Using the data below, return word for word every line from the one holding "Clone this chart in Altair." down to the one holding "W, H = 776, 356". Leave pictures out.

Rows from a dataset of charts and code
=-=-=-=-=

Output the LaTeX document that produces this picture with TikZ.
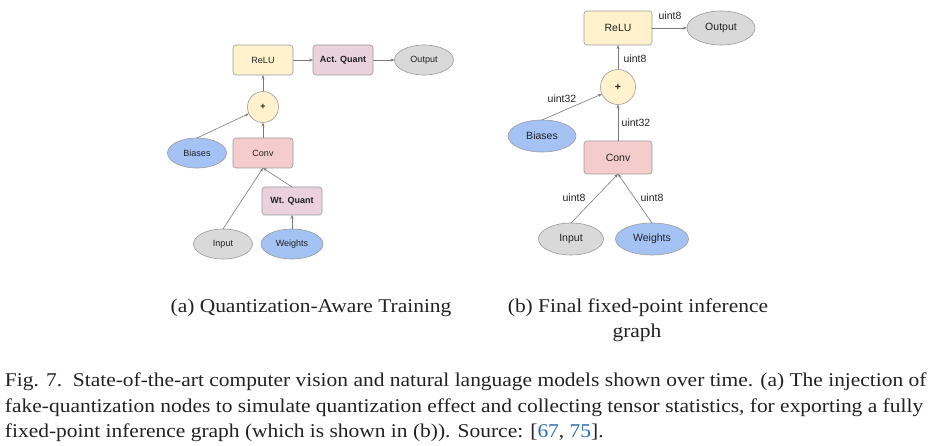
\documentclass[tikz,border=0pt]{standalone}
\usepackage{fontspec}
\setmainfont[FakeStretch=1.1]{Liberation Serif}
\newfontfamily\diagfont{Liberation Sans}
\usetikzlibrary{arrows.meta,shapes.geometric}
\definecolor{yel}{HTML}{FFF2CC}
\definecolor{pinkc}{HTML}{F4CCCC}
\definecolor{quantc}{HTML}{EAD1DC}
\definecolor{bluec}{HTML}{A4C2F4}
\definecolor{grayc}{HTML}{D9D9D9}
\definecolor{edgec}{HTML}{9A9A9A}
\definecolor{arrc}{HTML}{7A7A7A}
\definecolor{citec}{HTML}{2A6CB0}
\definecolor{txtc}{HTML}{222222}
\tikzset{
  every node/.style={inner sep=0pt, outer sep=0pt, text=txtc},
  opbox/.style={draw=edgec, line width=0.6pt, rounded corners=3pt, minimum width=60pt, minimum height=30pt, font=\diagfont\fontsize{9}{11}\selectfont},
  opboxb/.style={opbox, minimum width=68pt, minimum height=34pt, font=\diagfont\fontsize{10.5}{12}\selectfont},
  tens/.style={draw=edgec, line width=0.6pt, ellipse, minimum width=59pt, minimum height=30pt, font=\diagfont\fontsize{9}{11}\selectfont},
  tensb/.style={tens, minimum width=68pt, minimum height=32pt, font=\diagfont\fontsize{10.5}{12}\selectfont},
  addc/.style={draw=edgec, line width=0.6pt, circle, fill=yel, minimum size=31pt, font=\diagfont\fontsize{9}{11}\selectfont},
  addcb/.style={addc, minimum size=35pt, font=\diagfont\fontsize{10.5}{12}\selectfont},
  flow/.style={draw=arrc, line width=0.6pt, -{Stealth[length=4pt,width=3pt]}},
  lbl/.style={font=\diagfont\fontsize{10.5}{12}\selectfont},
  captext/.style={font=\fontsize{19.5}{24}\selectfont, anchor=base},
  captextl/.style={font=\fontsize{19.5}{24}\selectfont, anchor=base west}
}
\begin{document}
\begin{tikzpicture}[x=1pt,y=-1pt]
\useasboundingbox (0,0) rectangle (943,446);
% ---------- (a) ----------
\node[opbox, fill=yel] (reluA) at (263,60) {ReLU};
\node[opbox, fill=quantc] (aq) at (343,60) {\bfseries Act. Quant};
\node[tens, fill=grayc] (outA) at (424,60) {Output};
\node[addc] (plusA) at (263,107) {\bfseries +};
\node[opbox, fill=pinkc] (convA) at (263,153) {Conv};
\node[tens, fill=bluec] (biasA) at (197,153) {Biases};
\node[opbox, fill=quantc, minimum height=28pt] (wq) at (292,201) {\bfseries Wt. Quant};
\node[tens, fill=grayc] (inA) at (223,244) {Input};
\node[tens, fill=bluec, minimum width=62pt] (wA) at (292,244) {Weights};
\draw[flow] (reluA) -- (aq);
\draw[flow] (aq) -- (outA);
\draw[flow] (plusA) -- (reluA);
\draw[flow] (convA) -- (plusA);
\draw[flow] (biasA.north) -- (plusA);
\draw[flow] (inA.north) -- (convA.south);
\draw[flow] (wq.north) -- (convA.south);
\draw[flow] (wA) -- (wq);
% ---------- (b) ----------
\node[opboxb, fill=yel] (reluB) at (618,28) {ReLU};
\node[tensb, fill=grayc, minimum height=34pt] (outB) at (721,28) {Output};
\node[addcb] (plusB) at (618,87) {\bfseries +};
\node[tensb, fill=bluec] (biasB) at (542,136) {Biases};
\node[opboxb, fill=pinkc, minimum height=33pt] (convB) at (618,157.5) {Conv};
\node[tensb, fill=grayc, minimum width=65pt] (inB) at (571,239) {Input};
\node[tensb, fill=bluec, minimum width=73pt] (wB) at (652,239) {Weights};
\draw[flow] (reluB) -- (outB);
\node[lbl] (t1) at (670,16) {uint8};
\draw[flow] (plusB) -- (reluB);
\node[lbl] (t2) at (635,59) {uint8};
\draw[flow] (convB) -- (plusB);
\node[lbl] (t3) at (636,123) {uint32};
\draw[flow] (biasB.north) -- (plusB);
\node[lbl] (t4) at (562,99) {uint32};
\draw[flow] (inB.north) -- (convB.south);
\draw[flow] (wB.north) -- (convB.south);
\node[lbl] (t5) at (574,198) {uint8};
\node[lbl] (t6) at (652,198) {uint8};
% ---------- captions ----------
\node[captext] (capa) at (311,313) {(a) Quantization-Aware Training};
\node[captext] (capb) at (638,313) {(b) Final fixed-point inference};
\node[captext] (capb2) at (637,338) {graph};
\node[captextl] (c1) at (5,387) {Fig. 7.\ \ State-of-the-art computer vision and natural language models shown over time. (a) The injection of};
\node[captextl] (c2) at (5,413) {fake-quantization nodes to simulate quantization effect and collecting tensor statistics, for exporting a fully};
\node[captextl] (c3) at (5,438) {fixed-point inference graph (which is shown in (b)). Source: [{\color{citec}67}, {\color{citec}75}].};
\end{tikzpicture}
\end{document}
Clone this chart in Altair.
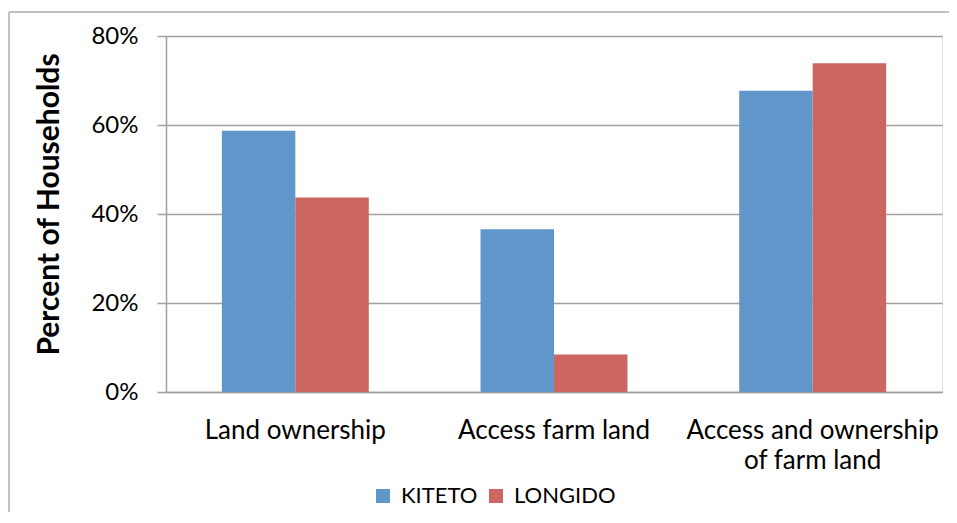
import altair as alt
import pandas as pd

categories = ["Land ownership", "Access farm land", "Access and ownership of farm land"]
kiteto = [58.7, 36.6, 67.7]
longido = [43.7, 8.4, 73.9]
series = ["KITETO", "LONGIDO"]
colors = ["#6096CA", "#CD6661"]

rows = []
for c, k, l in zip(categories, kiteto, longido):
    rows.append({"category": c, "site": "KITETO", "value": k})
    rows.append({"category": c, "site": "LONGIDO", "value": l})
df = pd.DataFrame(rows)

FONT = "Lato"
W, H = 776, 356

bars = alt.Chart(df).mark_bar(stroke=None).encode(
    x=alt.X("category:N", sort=categories, title=None,
            scale=alt.Scale(paddingInner=0.432, paddingOuter=0.216),
            axis=alt.Axis(labelAngle=0, labelFontSize=26, labelFont=FONT, labelColor="#000000",
                          labelPadding=25, ticks=False, domainColor="#A0A0A0", domainWidth=1.5,
                          labelLineHeight=30, labelBaseline="top", labelLimit=0,
                          labelExpr="datum.value == 'Access and ownership of farm land' ? ['Access and ownership', 'of farm land'] : datum.value")),
    xOffset=alt.XOffset("site:N", sort=series),
    y=alt.Y("value:Q", scale=alt.Scale(domain=[0, 80], nice=False),
            axis=alt.Axis(values=[0, 20, 40, 60, 80], labelExpr="datum.value + '%'",
                          labelFontSize=24, labelFont=FONT, labelColor="#000000",
                          tickSize=9, tickColor="#A0A0A0", tickWidth=1.5, labelPadding=19,
                          domainColor="#A0A0A0", domainWidth=1.5,
                          gridColor="#A0A0A0", gridWidth=1.5,
                          title="Percent of Households", titleFont=FONT, titleFontSize=30,
                          titleFontWeight="bold", titleColor="#000000",
                          titleX=-108, titleY=H / 2 - 10, titleAngle=-90, titleBaseline="alphabetic",
                          titleAlign="center")),
    color=alt.Color("site:N", sort=series, scale=alt.Scale(domain=series, range=colors),
                    legend=alt.Legend(title=None, orient="none", direction="horizontal",
                                      legendX=206, legendY=449, symbolType="square",
                                      symbolSize=196, symbolStrokeWidth=0, labelFont=FONT,
                                      labelFontSize=22, labelColor="#000000", columnPadding=7,
                                      labelOffset=7)),
)

frame_df = pd.DataFrame({"a": [0]})
top_line = alt.Chart(frame_df).mark_rule(stroke="#ADADAD", strokeWidth=1.5).encode(
    x=alt.value(-157), x2=alt.value(W + 7), y=alt.value(-24)
)
left_line = alt.Chart(frame_df).mark_rule(stroke="#ADADAD", strokeWidth=1.5).encode(
    x=alt.value(-157), y=alt.value(-24), y2=alt.value(H + 120)
)

chart = alt.layer(top_line, left_line, bars).properties(
    width=W, height=H,
    autosize=alt.AutoSizeParams(type="none"),
    padding={"left": 158, "top": 28, "right": 7, "bottom": 120},
).configure_view(stroke=None).configure(background="white")

chart.save("out.html", embed_options={"renderer": "svg", "actions": False})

=-=-=-=-=

> **Task response**
Clone this chart in Altair.
import altair as alt
import pandas as pd

categories = ["Land ownership", "Access farm land", "Access and ownership of farm land"]
kiteto = [58.7, 36.6, 67.7]
longido = [43.7, 8.4, 73.9]
series = ["KITETO", "LONGIDO"]
colors = ["#6096CA", "#CD6661"]

rows = []
for c, k, l in zip(categories, kiteto, longido):
    rows.append({"category": c, "site": "KITETO", "value": k})
    rows.append({"category": c, "site": "LONGIDO", "value": l})
df = pd.DataFrame(rows)

FONT = "Lato"
W, H = 776, 356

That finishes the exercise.